We have witnessed an assault on jury trials—that balwark against bad law and its arbitrary use by the state. Short cuts with our justice system that make our system neither firm not fair.

And the creation of a database state opening up our private lives to the prying eyes of official snoopers and exposing our personal data to careless civil servants and criminal hackers.

The state has security powers to clamp down on peaceful protest and so-called hate laws that stifle legitimate debate – while those who incite violence get off Scot free.

This cannot go on, it must be stopped.





0 responses to “A little bit of politics”

  1. Mupwangle

    He does have a point. It’s a shame that nobody really believes that if the tories were in power that it would be any different.

    It’s nice to see a politician actually taking a risk though, rather than just spouting soundbites. (Unless of course, he has one of the safest tory seats. I haven’t checked)

  2. His majority is 5000. It’s a stunt. But it’s a smart stunt.

  3. I don’t see how he’s taking a risk. Surely taking a risk would involve speaking out and risking losing his job as Shadow Home Secretary. By actually resigning, he’s already lost the job, hence no risk. And I don’t think his majority’s relevant, because, frankly, I don’t think he’s said anything remotely vote-losey.

    I reckon he’s planning to go for the leadership again. A lot of Tories are pissed off with Cameron’s conviction that they need to be as much like Labour as possible. He’s positioning himself as genuine opposition to the Government.

    And, of course, he’s representing his constituents. Good for him.

    > nobody really believes that if the tories were in power that it would be any different.

    Absolutely. ID cards? That would be Michael Howard’s pet project. The problem with Blunkett was that he did a better job of selling it than any of his predecessors, but it’s been the aim of various Home Secretaries since well before 97.

    Then again, depends which Tories. They’re traditionally dominated by the authoritarian socially conservative faction, but there is a small-government group in there who occasionally get the ascendancy, and they’ve been growing lately. I’m sure Davis has heard of the 1952 Committee. There are known to be Tories out there who are refusing to vote Conservative until the party stands against ID cards and the database. Davis probably reckons he knows roughly how many.
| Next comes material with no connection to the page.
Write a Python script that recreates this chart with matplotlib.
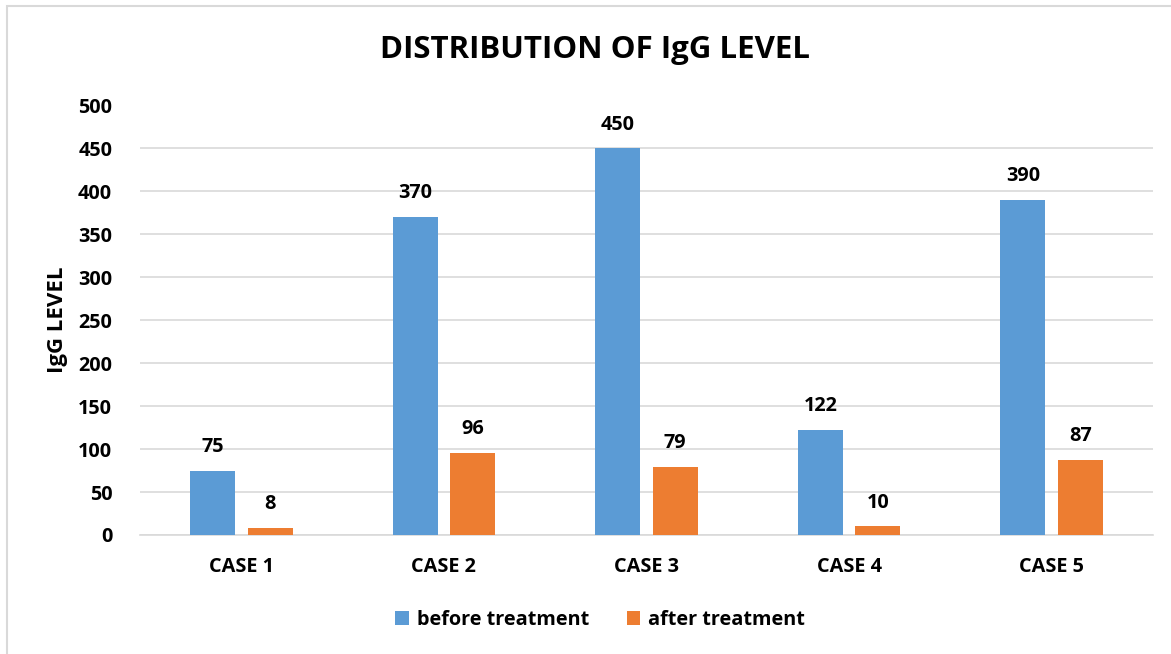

  4. Oo, blimey. Conservative HQ are refusing to fund his bye-election campaign. And Rupert Murdoch has agreed to fund Kelvin MacKenzie against him. That might get interesting.

  5. tm

    There must be people like me out there as well – I’m extremely unlikely to vote tory in general – but if they were to come out firmly against ID cards I’d give it some serious thought. In fact I’d be pretty nailed on in a bye election.

  6. Haltemprice was Alan B’Stard’s seat in “The New Statesman”.

    What S2 said, mostly.

    > There are known to be Tories out there who are refusing to vote Conservative until the party stands against ID cards and the database.

    Who are they voting for at the moment? Are they supporting “We talk, U KIP”?

    The authoritarian/hard-right group (and their neocon mates) are certainly the nastier Tories, (Michael Gove is evil incarnate, and I can picture him with one hand on the nuclear red button, and the other down his trousers), but life under the civil liberties wing wouldn’t be that much better for poor people like me. Sure, you won’t have to worry about 90-day internment, but people like Davis tend to be much more interested in giving employers the “freedom” to charge the lowest possible wages, ignore health & safety, sack strikers etc.

    It’s interesting – Labour have gone so far to the right that people are wondering just what the next Tory government can do that will be worse? I can only think – more pro-employer/anti-employee laws, the privitisation of the rest of the state schools & NHS, a massive increase in defence spending (something that “small government” types are, paradoxically, always keen on), and possibly the reintroduction of the workhouse.